__WHAT YOU HAVE TO DO__
Reproduce the records below in full and without edits, omitting images.

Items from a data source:

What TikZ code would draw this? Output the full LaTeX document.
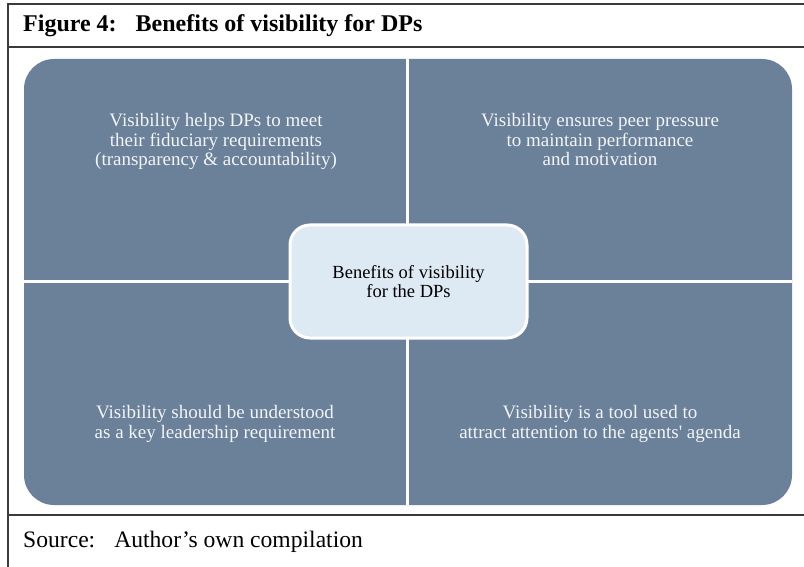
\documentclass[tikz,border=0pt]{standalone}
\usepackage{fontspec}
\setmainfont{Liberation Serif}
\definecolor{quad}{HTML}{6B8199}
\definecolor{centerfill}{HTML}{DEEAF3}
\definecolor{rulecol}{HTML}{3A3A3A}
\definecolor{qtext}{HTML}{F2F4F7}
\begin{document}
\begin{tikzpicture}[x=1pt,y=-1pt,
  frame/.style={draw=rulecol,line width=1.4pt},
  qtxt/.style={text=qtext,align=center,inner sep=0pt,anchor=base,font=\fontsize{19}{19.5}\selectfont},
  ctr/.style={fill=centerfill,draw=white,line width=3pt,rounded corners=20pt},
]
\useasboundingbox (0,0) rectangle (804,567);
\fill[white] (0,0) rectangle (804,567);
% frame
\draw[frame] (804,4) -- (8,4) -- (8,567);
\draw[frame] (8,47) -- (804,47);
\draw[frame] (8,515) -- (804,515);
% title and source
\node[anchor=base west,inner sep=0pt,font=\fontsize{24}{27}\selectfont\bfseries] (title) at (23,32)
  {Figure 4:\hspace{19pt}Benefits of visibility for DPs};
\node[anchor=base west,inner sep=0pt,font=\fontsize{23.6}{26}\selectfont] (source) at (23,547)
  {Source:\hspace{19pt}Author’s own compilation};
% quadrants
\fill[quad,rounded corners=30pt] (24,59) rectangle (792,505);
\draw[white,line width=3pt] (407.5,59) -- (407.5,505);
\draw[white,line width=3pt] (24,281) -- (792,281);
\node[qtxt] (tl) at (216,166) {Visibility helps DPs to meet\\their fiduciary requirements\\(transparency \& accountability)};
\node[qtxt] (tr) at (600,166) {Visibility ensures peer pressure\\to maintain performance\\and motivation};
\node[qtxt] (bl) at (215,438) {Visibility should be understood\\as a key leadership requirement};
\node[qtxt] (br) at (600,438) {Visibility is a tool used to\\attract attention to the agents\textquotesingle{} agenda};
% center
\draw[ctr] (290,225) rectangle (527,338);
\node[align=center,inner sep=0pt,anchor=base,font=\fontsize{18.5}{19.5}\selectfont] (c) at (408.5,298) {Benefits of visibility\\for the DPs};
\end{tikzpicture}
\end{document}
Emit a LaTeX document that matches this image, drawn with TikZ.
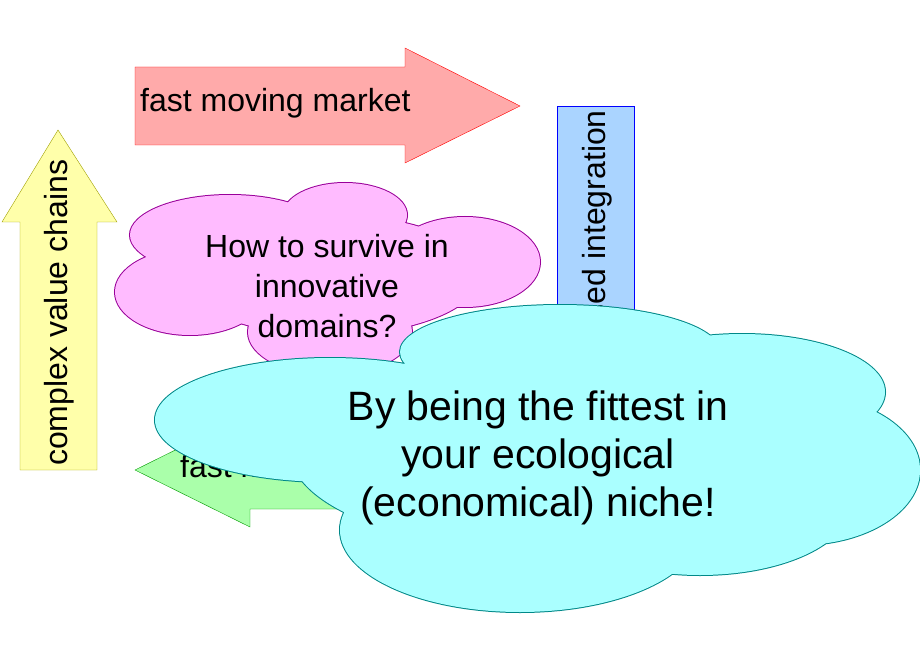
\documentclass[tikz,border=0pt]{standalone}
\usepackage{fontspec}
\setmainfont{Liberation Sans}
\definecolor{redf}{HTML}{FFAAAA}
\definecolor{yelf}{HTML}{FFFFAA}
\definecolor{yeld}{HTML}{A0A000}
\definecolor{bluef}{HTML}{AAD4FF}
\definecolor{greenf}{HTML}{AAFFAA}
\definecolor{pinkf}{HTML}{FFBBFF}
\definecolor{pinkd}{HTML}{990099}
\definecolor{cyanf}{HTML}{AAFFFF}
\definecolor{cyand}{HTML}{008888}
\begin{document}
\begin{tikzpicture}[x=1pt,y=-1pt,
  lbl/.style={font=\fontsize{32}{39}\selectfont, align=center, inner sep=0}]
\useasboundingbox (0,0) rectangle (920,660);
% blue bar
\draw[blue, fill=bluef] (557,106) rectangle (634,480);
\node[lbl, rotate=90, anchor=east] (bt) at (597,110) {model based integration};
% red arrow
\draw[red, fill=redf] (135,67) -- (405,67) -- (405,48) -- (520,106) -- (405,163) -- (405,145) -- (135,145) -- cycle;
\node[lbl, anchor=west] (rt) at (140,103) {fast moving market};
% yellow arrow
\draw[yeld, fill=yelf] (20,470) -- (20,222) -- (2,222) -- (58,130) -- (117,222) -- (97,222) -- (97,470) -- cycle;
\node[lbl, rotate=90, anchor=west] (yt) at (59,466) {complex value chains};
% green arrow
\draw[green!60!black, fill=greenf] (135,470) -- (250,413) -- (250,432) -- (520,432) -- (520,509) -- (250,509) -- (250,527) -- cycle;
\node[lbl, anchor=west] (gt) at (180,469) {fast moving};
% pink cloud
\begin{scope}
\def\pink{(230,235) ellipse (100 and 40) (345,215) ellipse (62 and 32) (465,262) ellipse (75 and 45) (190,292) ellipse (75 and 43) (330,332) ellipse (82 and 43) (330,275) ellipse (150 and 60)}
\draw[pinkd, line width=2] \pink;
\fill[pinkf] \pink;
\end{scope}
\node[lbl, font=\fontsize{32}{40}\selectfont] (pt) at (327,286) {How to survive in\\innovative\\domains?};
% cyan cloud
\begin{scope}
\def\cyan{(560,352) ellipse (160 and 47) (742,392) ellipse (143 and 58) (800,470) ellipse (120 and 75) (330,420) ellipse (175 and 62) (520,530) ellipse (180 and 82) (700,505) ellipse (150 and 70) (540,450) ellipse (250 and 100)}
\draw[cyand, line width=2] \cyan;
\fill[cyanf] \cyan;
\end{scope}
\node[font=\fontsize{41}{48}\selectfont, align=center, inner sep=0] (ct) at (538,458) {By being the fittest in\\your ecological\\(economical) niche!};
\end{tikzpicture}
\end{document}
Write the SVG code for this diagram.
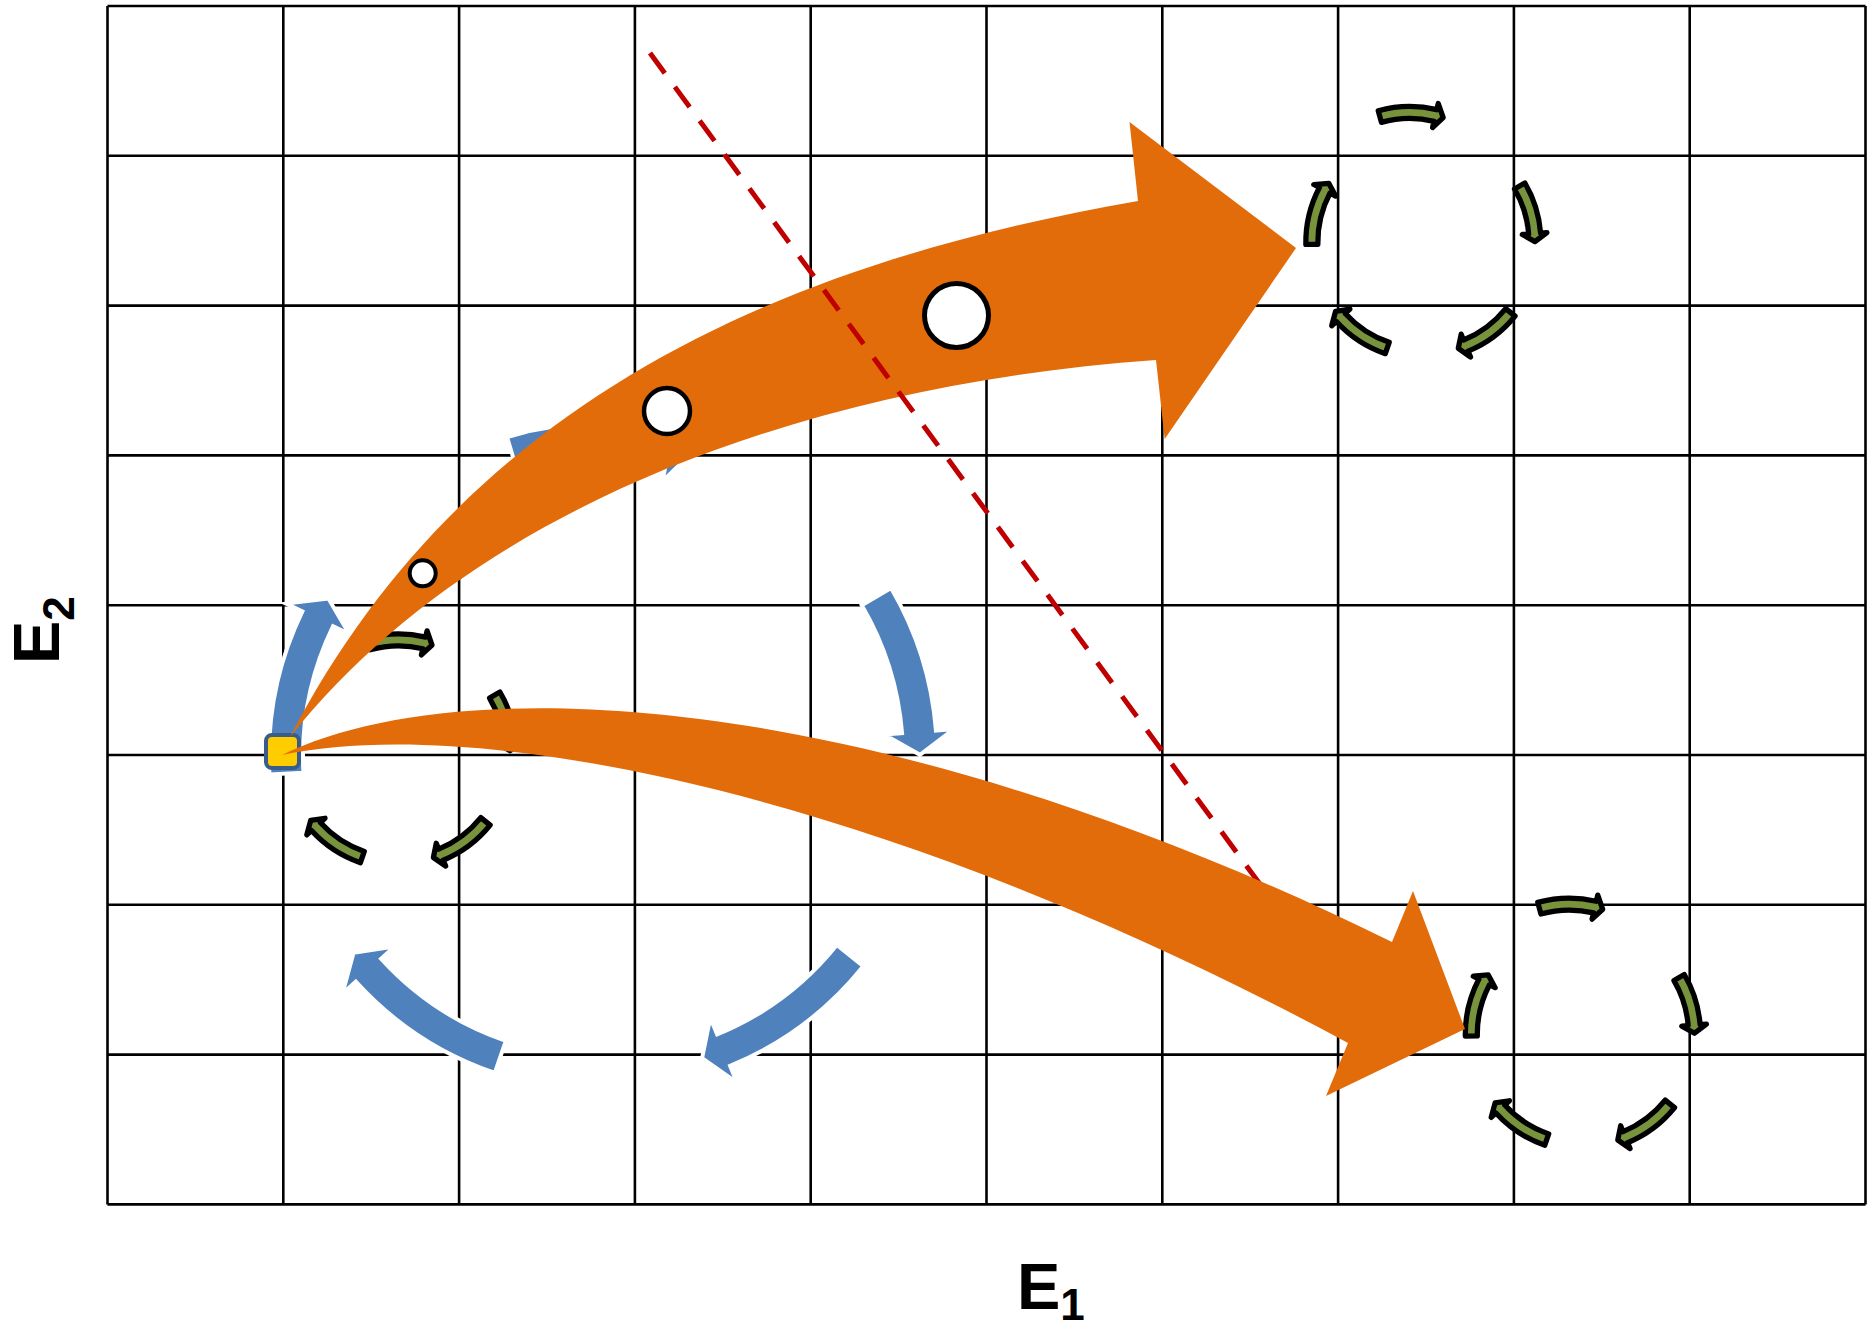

__CORRECT RESPONSE__
What TikZ code would draw this? Output the full LaTeX document.
\documentclass[tikz,border=0pt]{standalone}
\usepackage{fontspec}
\setmainfont{Liberation Serif}
\definecolor{quad}{HTML}{6B8199}
\definecolor{centerfill}{HTML}{DEEAF3}
\definecolor{rulecol}{HTML}{3A3A3A}
\definecolor{qtext}{HTML}{F2F4F7}
\begin{document}
\begin{tikzpicture}[x=1pt,y=-1pt,
  frame/.style={draw=rulecol,line width=1.4pt},
  qtxt/.style={text=qtext,align=center,inner sep=0pt,anchor=base,font=\fontsize{19}{19.5}\selectfont},
  ctr/.style={fill=centerfill,draw=white,line width=3pt,rounded corners=20pt},
]
\useasboundingbox (0,0) rectangle (804,567);
\fill[white] (0,0) rectangle (804,567);
% frame
\draw[frame] (804,4) -- (8,4) -- (8,567);
\draw[frame] (8,47) -- (804,47);
\draw[frame] (8,515) -- (804,515);
% title and source
\node[anchor=base west,inner sep=0pt,font=\fontsize{24}{27}\selectfont\bfseries] (title) at (23,32)
  {Figure 4:\hspace{19pt}Benefits of visibility for DPs};
\node[anchor=base west,inner sep=0pt,font=\fontsize{23.6}{26}\selectfont] (source) at (23,547)
  {Source:\hspace{19pt}Author’s own compilation};
% quadrants
\fill[quad,rounded corners=30pt] (24,59) rectangle (792,505);
\draw[white,line width=3pt] (407.5,59) -- (407.5,505);
\draw[white,line width=3pt] (24,281) -- (792,281);
\node[qtxt] (tl) at (216,166) {Visibility helps DPs to meet\\their fiduciary requirements\\(transparency \& accountability)};
\node[qtxt] (tr) at (600,166) {Visibility ensures peer pressure\\to maintain performance\\and motivation};
\node[qtxt] (bl) at (215,438) {Visibility should be understood\\as a key leadership requirement};
\node[qtxt] (br) at (600,438) {Visibility is a tool used to\\attract attention to the agents\textquotesingle{} agenda};
% center
\draw[ctr] (290,225) rectangle (527,338);
\node[align=center,inner sep=0pt,anchor=base,font=\fontsize{18.5}{19.5}\selectfont] (c) at (408.5,298) {Benefits of visibility\\for the DPs};
\end{tikzpicture}
\end{document}
Emit a LaTeX document that matches this image, drawn with TikZ.
\documentclass[tikz,border=0pt]{standalone}
\usepackage{fontspec}
\setmainfont{Liberation Sans}
\definecolor{redf}{HTML}{FFAAAA}
\definecolor{yelf}{HTML}{FFFFAA}
\definecolor{yeld}{HTML}{A0A000}
\definecolor{bluef}{HTML}{AAD4FF}
\definecolor{greenf}{HTML}{AAFFAA}
\definecolor{pinkf}{HTML}{FFBBFF}
\definecolor{pinkd}{HTML}{990099}
\definecolor{cyanf}{HTML}{AAFFFF}
\definecolor{cyand}{HTML}{008888}
\begin{document}
\begin{tikzpicture}[x=1pt,y=-1pt,
  lbl/.style={font=\fontsize{32}{39}\selectfont, align=center, inner sep=0}]
\useasboundingbox (0,0) rectangle (920,660);
% blue bar
\draw[blue, fill=bluef] (557,106) rectangle (634,480);
\node[lbl, rotate=90, anchor=east] (bt) at (597,110) {model based integration};
% red arrow
\draw[red, fill=redf] (135,67) -- (405,67) -- (405,48) -- (520,106) -- (405,163) -- (405,145) -- (135,145) -- cycle;
\node[lbl, anchor=west] (rt) at (140,103) {fast moving market};
% yellow arrow
\draw[yeld, fill=yelf] (20,470) -- (20,222) -- (2,222) -- (58,130) -- (117,222) -- (97,222) -- (97,470) -- cycle;
\node[lbl, rotate=90, anchor=west] (yt) at (59,466) {complex value chains};
% green arrow
\draw[green!60!black, fill=greenf] (135,470) -- (250,413) -- (250,432) -- (520,432) -- (520,509) -- (250,509) -- (250,527) -- cycle;
\node[lbl, anchor=west] (gt) at (180,469) {fast moving};
% pink cloud
\begin{scope}
\def\pink{(230,235) ellipse (100 and 40) (345,215) ellipse (62 and 32) (465,262) ellipse (75 and 45) (190,292) ellipse (75 and 43) (330,332) ellipse (82 and 43) (330,275) ellipse (150 and 60)}
\draw[pinkd, line width=2] \pink;
\fill[pinkf] \pink;
\end{scope}
\node[lbl, font=\fontsize{32}{40}\selectfont] (pt) at (327,286) {How to survive in\\innovative\\domains?};
% cyan cloud
\begin{scope}
\def\cyan{(560,352) ellipse (160 and 47) (742,392) ellipse (143 and 58) (800,470) ellipse (120 and 75) (330,420) ellipse (175 and 62) (520,530) ellipse (180 and 82) (700,505) ellipse (150 and 70) (540,450) ellipse (250 and 100)}
\draw[cyand, line width=2] \cyan;
\fill[cyanf] \cyan;
\end{scope}
\node[font=\fontsize{41}{48}\selectfont, align=center, inner sep=0] (ct) at (538,458) {By being the fittest in\\your ecological\\(economical) niche!};
\end{tikzpicture}
\end{document}
Write the SVG code for this diagram.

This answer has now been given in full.